» **Given request**: Leave out the pictures and retype only the lines from the opening line to the line that holds "const boundaries = d3.range(categories.length", both ends included.

» **Records provided**:
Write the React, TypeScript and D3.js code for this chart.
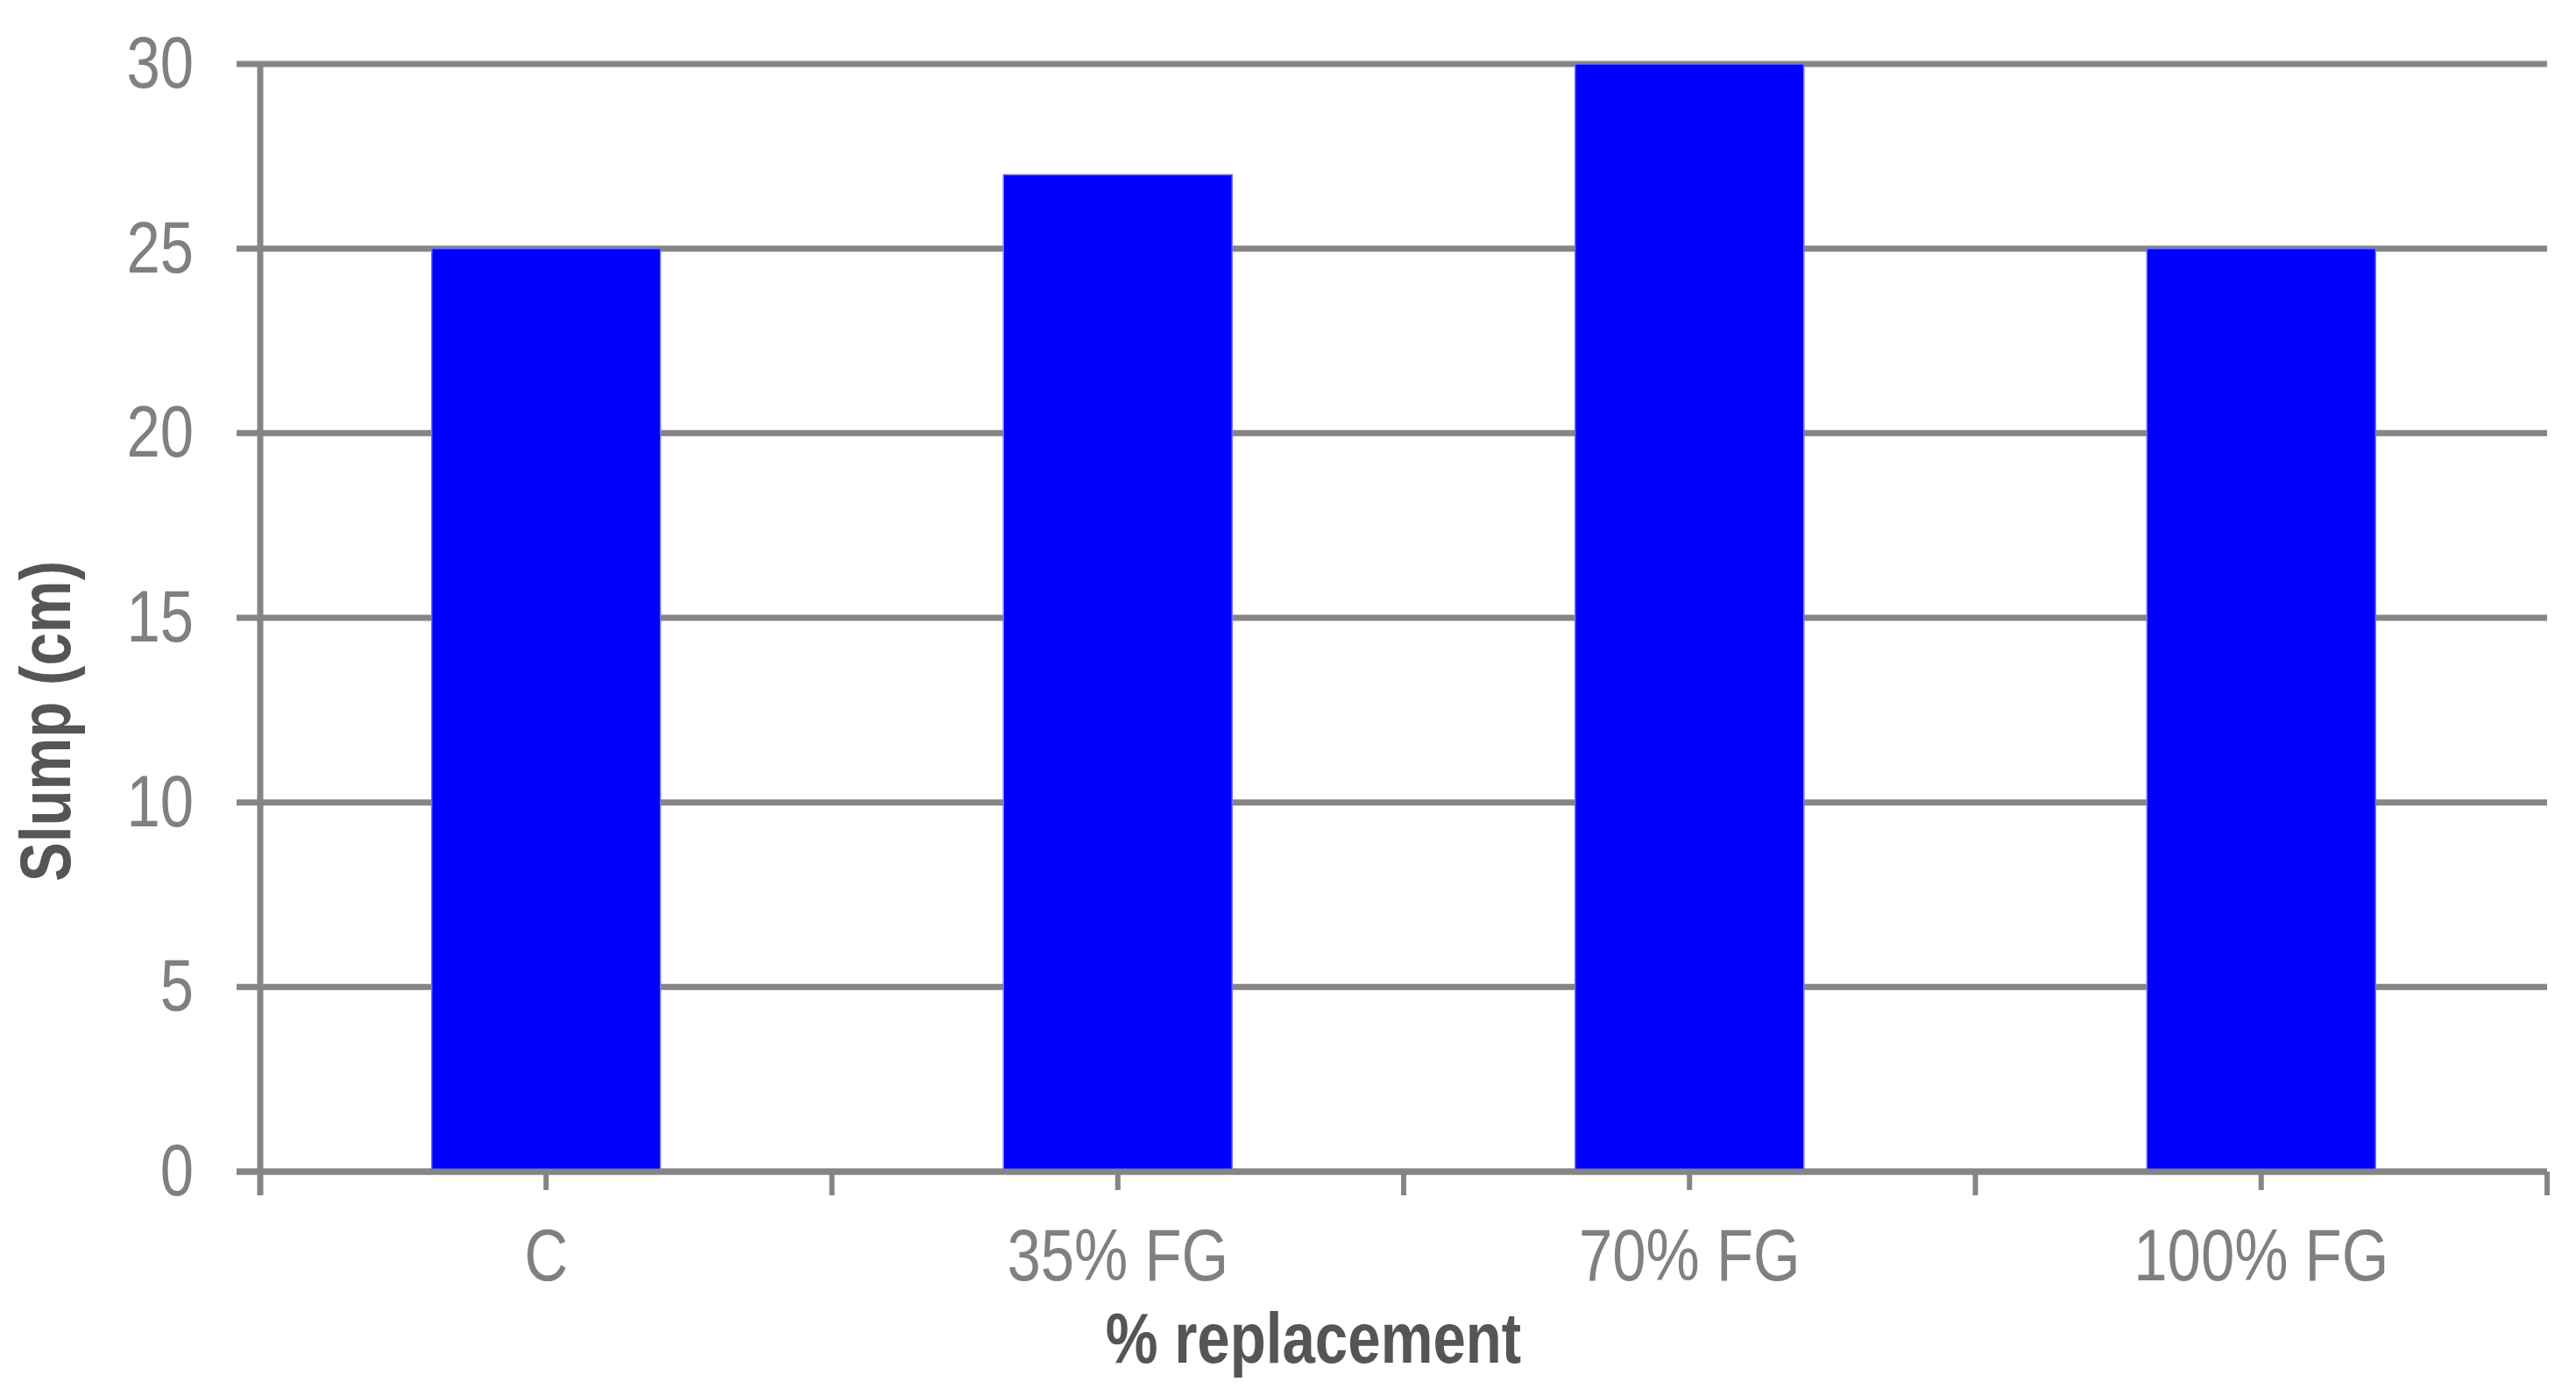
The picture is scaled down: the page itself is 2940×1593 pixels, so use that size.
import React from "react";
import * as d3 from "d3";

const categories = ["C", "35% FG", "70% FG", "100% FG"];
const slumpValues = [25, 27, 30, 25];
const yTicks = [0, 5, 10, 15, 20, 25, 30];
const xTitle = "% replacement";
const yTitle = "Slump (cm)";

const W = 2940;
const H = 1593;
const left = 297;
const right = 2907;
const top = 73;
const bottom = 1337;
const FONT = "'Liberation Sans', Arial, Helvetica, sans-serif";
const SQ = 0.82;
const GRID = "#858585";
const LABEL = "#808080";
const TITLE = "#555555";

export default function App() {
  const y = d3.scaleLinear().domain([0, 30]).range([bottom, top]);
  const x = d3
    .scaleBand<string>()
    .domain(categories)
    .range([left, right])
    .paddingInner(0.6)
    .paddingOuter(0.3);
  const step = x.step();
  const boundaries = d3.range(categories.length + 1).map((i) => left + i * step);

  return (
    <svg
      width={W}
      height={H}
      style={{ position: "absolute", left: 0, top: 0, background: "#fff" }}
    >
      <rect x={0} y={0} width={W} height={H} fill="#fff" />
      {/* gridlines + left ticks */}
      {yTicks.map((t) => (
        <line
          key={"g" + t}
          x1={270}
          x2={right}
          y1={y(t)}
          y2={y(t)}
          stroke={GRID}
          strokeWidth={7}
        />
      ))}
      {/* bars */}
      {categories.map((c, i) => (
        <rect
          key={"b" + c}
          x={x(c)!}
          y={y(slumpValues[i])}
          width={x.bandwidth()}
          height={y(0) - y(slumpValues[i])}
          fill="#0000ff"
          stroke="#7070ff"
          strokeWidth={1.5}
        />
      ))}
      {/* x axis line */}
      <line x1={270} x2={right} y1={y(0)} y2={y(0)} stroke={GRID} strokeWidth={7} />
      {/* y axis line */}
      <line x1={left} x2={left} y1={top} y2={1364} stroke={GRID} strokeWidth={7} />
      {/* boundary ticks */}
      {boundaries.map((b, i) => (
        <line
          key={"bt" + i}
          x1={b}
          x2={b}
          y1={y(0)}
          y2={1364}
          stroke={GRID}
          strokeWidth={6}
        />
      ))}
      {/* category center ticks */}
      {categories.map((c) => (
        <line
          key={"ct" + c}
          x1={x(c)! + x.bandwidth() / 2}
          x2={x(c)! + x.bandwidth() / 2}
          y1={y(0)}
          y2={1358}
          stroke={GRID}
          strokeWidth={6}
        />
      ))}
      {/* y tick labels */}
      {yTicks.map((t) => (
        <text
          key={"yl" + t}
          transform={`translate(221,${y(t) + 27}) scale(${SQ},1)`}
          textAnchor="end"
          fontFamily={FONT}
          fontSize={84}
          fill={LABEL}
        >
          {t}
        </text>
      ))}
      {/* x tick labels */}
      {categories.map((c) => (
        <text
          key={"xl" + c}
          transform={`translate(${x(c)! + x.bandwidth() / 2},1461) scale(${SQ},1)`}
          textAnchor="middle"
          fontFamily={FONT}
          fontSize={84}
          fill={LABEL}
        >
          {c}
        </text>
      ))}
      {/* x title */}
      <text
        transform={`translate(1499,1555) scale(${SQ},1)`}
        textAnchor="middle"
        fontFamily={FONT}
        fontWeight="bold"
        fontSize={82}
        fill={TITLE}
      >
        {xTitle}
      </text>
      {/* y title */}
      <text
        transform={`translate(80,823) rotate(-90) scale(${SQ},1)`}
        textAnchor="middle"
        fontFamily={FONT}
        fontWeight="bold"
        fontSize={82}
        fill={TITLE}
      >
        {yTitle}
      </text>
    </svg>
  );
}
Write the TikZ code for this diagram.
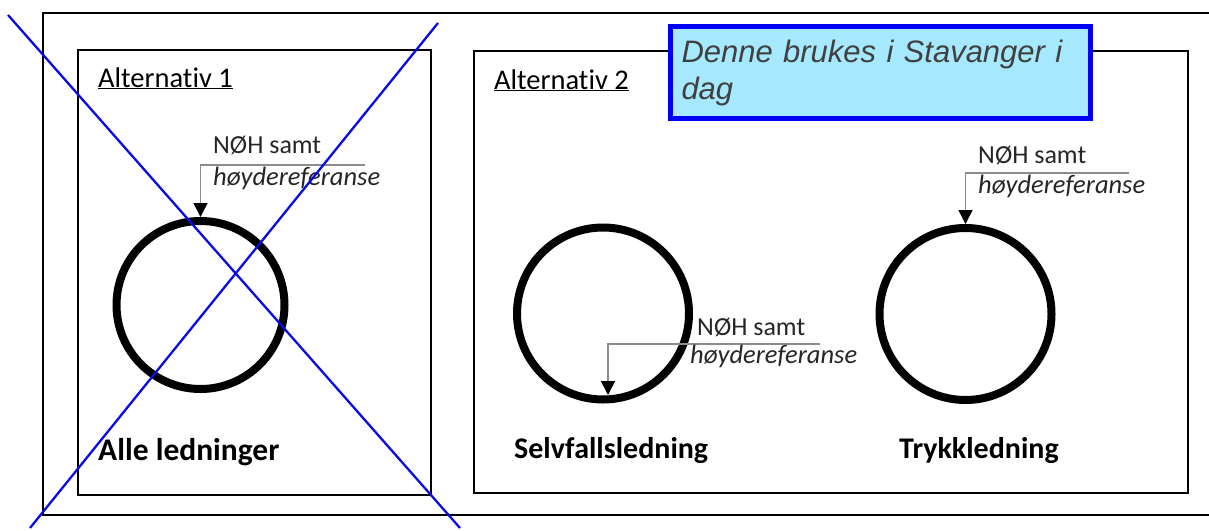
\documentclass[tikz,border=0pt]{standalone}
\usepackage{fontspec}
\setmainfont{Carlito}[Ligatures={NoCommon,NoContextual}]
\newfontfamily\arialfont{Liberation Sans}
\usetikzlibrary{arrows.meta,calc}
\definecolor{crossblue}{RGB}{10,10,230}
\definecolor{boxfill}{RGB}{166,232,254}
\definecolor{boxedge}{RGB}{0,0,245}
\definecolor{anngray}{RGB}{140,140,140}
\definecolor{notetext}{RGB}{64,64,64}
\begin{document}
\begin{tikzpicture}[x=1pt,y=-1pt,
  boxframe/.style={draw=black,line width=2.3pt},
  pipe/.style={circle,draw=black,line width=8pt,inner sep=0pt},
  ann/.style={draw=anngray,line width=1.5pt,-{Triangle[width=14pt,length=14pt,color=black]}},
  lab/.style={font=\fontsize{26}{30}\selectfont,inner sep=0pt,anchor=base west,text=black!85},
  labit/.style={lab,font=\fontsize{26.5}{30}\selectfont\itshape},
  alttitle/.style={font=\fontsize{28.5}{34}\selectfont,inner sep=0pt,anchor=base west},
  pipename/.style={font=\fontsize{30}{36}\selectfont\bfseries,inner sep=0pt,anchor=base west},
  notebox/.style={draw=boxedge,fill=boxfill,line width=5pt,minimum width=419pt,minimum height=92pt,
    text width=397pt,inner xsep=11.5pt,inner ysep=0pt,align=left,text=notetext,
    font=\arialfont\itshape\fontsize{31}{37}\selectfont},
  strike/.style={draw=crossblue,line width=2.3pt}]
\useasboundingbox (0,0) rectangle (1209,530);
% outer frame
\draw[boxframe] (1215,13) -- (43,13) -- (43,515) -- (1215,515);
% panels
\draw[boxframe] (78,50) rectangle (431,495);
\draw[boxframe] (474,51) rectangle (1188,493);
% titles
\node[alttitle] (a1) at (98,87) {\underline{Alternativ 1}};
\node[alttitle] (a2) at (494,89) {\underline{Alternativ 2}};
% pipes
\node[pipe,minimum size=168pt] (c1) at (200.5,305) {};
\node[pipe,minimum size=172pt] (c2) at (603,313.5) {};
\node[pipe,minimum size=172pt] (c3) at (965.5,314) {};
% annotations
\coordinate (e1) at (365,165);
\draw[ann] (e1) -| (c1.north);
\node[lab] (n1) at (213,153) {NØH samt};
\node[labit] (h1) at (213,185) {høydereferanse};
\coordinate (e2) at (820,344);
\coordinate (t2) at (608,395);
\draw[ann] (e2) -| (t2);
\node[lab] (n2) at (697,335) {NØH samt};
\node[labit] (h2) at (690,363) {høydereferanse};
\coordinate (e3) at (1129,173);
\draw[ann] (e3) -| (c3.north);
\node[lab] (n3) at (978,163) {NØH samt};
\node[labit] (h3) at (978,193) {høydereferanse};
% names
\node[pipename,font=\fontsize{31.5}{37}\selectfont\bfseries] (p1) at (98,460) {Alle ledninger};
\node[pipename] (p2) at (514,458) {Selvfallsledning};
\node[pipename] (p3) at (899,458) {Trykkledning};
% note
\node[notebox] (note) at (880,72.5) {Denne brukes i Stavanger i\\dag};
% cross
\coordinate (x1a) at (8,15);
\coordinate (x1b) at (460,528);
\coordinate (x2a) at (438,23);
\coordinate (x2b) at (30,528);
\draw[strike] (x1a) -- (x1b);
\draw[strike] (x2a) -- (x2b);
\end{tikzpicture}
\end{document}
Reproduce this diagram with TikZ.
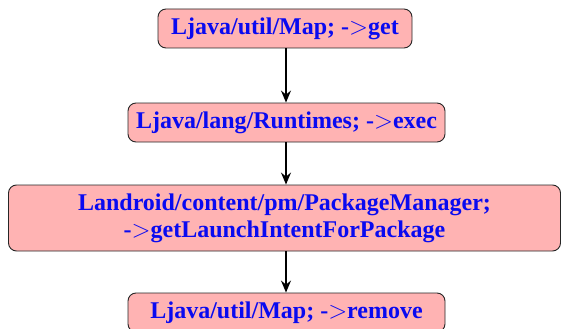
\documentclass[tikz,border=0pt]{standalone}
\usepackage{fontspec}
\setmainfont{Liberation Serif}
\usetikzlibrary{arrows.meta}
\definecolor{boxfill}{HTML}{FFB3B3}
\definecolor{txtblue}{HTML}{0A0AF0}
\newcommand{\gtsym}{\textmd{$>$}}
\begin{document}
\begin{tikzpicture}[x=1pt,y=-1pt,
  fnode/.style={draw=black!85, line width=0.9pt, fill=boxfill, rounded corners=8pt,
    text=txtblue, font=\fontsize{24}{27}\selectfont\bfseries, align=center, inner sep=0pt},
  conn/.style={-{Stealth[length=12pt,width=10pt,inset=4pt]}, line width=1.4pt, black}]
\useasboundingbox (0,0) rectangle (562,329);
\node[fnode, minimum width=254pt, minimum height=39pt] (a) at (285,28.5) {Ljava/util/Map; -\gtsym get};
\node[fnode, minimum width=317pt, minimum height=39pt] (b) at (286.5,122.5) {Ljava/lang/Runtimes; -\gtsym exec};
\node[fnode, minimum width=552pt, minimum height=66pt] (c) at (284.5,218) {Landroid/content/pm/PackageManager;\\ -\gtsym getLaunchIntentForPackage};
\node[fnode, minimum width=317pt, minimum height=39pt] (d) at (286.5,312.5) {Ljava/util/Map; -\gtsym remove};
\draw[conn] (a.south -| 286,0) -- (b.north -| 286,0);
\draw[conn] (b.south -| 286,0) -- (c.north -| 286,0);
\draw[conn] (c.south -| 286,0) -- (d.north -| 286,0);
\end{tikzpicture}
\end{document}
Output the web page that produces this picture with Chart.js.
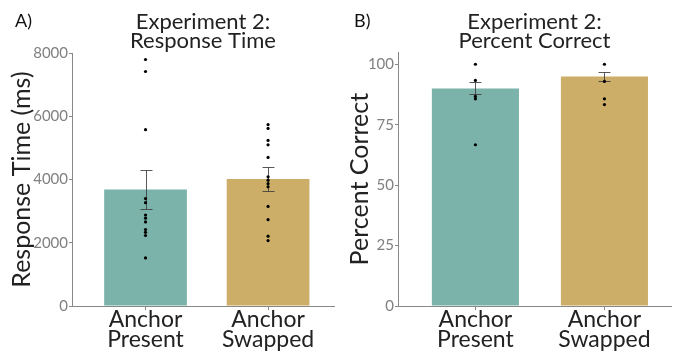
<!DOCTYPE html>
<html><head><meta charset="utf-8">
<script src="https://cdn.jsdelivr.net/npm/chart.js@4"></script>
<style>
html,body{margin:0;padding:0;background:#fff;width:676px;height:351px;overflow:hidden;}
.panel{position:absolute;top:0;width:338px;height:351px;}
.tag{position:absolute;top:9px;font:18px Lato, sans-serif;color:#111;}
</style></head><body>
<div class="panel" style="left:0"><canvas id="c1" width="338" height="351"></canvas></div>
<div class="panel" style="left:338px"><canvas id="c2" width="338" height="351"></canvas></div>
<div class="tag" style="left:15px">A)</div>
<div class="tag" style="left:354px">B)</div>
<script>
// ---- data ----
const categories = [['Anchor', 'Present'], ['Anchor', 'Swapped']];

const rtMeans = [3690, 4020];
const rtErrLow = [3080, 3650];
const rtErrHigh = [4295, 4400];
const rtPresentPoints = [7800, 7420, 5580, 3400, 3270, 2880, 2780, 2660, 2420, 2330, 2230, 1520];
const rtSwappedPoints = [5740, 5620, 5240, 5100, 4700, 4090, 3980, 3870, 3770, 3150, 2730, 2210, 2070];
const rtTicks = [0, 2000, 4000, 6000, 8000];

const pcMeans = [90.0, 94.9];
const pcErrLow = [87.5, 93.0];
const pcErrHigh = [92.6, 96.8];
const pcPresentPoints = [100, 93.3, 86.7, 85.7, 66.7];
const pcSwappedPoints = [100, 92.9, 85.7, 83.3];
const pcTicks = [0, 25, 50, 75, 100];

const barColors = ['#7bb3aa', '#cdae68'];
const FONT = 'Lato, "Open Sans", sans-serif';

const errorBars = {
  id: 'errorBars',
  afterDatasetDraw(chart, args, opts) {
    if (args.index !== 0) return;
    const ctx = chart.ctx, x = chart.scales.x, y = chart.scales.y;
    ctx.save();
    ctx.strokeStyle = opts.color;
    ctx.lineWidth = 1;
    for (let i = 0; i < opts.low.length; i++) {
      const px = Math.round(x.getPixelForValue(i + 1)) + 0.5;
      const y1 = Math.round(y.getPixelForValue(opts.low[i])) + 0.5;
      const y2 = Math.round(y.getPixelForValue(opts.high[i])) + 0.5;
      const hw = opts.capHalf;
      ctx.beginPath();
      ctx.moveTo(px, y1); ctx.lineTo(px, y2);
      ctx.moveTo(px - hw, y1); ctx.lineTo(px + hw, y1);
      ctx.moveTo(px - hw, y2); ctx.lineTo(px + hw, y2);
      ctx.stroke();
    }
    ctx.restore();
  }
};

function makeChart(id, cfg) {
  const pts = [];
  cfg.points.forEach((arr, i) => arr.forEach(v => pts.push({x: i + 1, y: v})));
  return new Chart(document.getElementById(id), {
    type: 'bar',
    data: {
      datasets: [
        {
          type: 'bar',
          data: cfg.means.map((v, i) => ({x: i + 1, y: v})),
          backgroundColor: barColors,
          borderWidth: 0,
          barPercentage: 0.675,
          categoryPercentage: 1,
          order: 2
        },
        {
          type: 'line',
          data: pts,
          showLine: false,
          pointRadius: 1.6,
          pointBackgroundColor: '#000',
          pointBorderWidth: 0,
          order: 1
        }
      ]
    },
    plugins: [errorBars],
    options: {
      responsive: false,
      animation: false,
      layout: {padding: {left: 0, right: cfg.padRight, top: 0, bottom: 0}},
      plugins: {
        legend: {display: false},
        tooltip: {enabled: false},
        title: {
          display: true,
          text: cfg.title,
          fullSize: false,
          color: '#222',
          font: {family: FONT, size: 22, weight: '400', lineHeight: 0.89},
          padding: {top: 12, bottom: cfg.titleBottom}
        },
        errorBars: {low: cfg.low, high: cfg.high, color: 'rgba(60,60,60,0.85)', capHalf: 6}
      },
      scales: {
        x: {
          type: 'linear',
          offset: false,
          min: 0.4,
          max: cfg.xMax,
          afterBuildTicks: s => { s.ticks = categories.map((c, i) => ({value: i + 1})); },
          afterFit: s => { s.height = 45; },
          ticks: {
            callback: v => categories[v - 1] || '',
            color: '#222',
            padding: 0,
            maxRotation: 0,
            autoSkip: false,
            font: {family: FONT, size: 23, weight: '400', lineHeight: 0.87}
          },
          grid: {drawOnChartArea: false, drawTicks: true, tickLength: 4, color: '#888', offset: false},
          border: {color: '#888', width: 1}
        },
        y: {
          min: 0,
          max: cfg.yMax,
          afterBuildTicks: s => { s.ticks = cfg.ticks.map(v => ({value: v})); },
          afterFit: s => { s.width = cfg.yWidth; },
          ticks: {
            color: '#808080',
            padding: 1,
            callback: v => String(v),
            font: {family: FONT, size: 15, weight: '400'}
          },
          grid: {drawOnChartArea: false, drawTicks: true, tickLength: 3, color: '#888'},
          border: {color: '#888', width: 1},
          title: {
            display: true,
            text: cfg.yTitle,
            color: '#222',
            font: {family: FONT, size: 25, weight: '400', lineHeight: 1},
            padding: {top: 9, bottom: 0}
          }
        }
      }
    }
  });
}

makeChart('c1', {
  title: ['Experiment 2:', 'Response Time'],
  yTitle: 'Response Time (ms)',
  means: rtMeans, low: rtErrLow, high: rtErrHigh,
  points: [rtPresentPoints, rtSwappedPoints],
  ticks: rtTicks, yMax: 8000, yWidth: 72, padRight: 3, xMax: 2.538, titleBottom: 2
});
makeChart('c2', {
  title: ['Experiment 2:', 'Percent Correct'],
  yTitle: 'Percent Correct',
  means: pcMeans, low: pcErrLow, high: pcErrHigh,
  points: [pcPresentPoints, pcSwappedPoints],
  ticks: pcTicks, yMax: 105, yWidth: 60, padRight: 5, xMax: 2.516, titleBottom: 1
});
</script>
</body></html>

» **Task solution**:
Write the React, TypeScript and D3.js code for this chart.
The picture is scaled down: the page itself is 2940×1593 pixels, so use that size.
import React from "react";
import * as d3 from "d3";

const categories = ["C", "35% FG", "70% FG", "100% FG"];
const slumpValues = [25, 27, 30, 25];
const yTicks = [0, 5, 10, 15, 20, 25, 30];
const xTitle = "% replacement";
const yTitle = "Slump (cm)";

const W = 2940;
const H = 1593;
const left = 297;
const right = 2907;
const top = 73;
const bottom = 1337;
const FONT = "'Liberation Sans', Arial, Helvetica, sans-serif";
const SQ = 0.82;
const GRID = "#858585";
const LABEL = "#808080";
const TITLE = "#555555";

export default function App() {
  const y = d3.scaleLinear().domain([0, 30]).range([bottom, top]);
  const x = d3
    .scaleBand<string>()
    .domain(categories)
    .range([left, right])
    .paddingInner(0.6)
    .paddingOuter(0.3);
  const step = x.step();
  const boundaries = d3.range(categories.length + 1).map((i) => left + i * step);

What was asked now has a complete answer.